Après plus de cent jours de grève de la faim, Olivier Kamga Monkam, âgé de 25 ans, avait perdu 33 kg. Il ne se levait plus, souffrait d'hémorragies intestinales, de dysfonctionnements rénaux et d'hallucinations. «La nuit, lorsque les démons viennent me visiter, je me sens brusquement immobilisé, mes membres se raidissent et je n'entends plus. C'est alors que je vois apparaître l'ombre d'êtres insaisissables, des bêtes aux pieds fendus, dansant à un rythme barbare et essayant de se jeter sur moi», écrit-il ainsi de sa prison, le 17 janvier 2002.
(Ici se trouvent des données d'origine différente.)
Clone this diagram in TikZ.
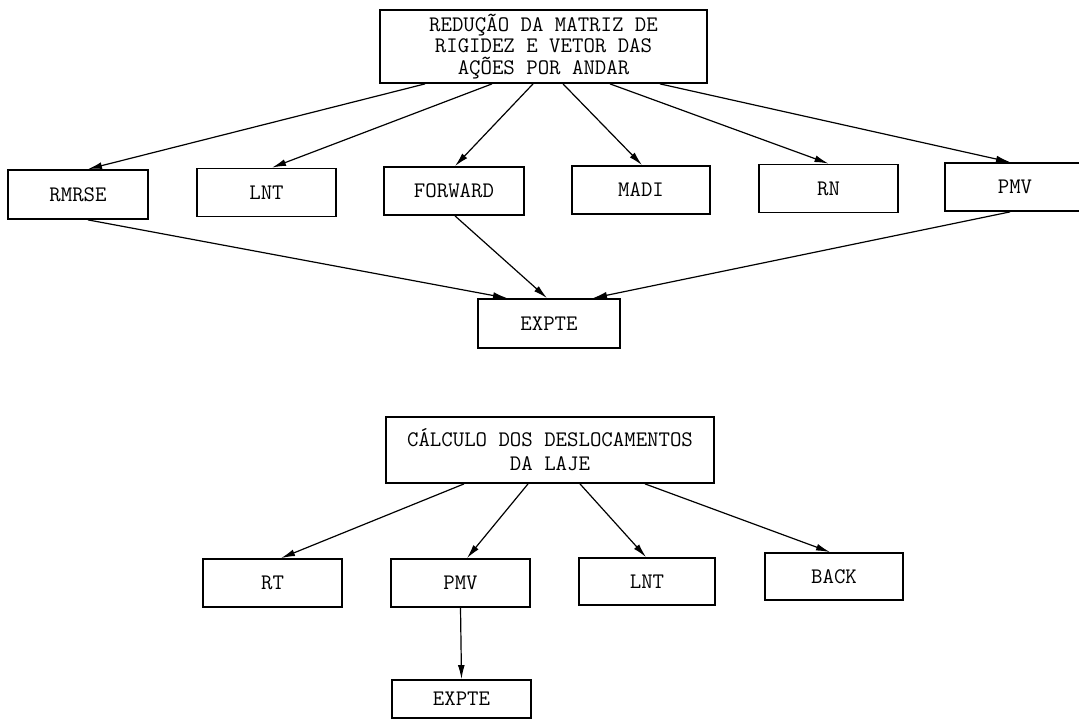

Plus près de nous, des personnes se réclamant du SCNC avait été contraints à la grève de la faim en 2007, après leur interpellation. En juillet 2008, des enseignants de l’Université de Douala étaient entrés en grève de la faim
L’université de Douala a été paralysée en partie par une grève de la faim « illimitée » des enseignants de cette institution supérieure qui décriaient les mauvaises conditions de travail mises en place par le recteur, et exigeaient entre autres, leur reclassement de chargé de cours à Professeur.
Les grévistes au nombre de neuf, avaient déclaré que les « manigances orchestrées du recteur » ont amené l’administration à revoir à la baisse, leur indice à la fonction publique, en témoigne le cas d’un chargé de cours, Amadou Monkaré qui dit avoir été recruté en 2001 à l’indice 635, mais qui a été ramené à 530, alors « qu’en temps normal, il devrait être au-delà de 750 ».
Des universitaires sur le macadam
En dehors des deux grévistes de la faim, sept autres enseignants qui dénonçaient « la gestion à la petite semaine du recteur » avaient souligné qu’ils allaient rejoindre leurs collègues en commençant une grève de la faim. Durant les émeutes de la faim de 2008, six morts avaient été enregistrés à Loum. Parmi ces derniers, Aya Patrick Lionel, onze ans, élève au Lycée de Loum. C’est le fils de Joe La Conscience, un activiste qui manifestait pour dire “ Non à la modification de la Constitution ”. Ce dernier s’était rendu devant l’ambassade des Etats-Unis au Cameroun à Yaoundé où il avait entamé une grève de la faim pour exiger la réouverture de Equinoxe radio et télévision.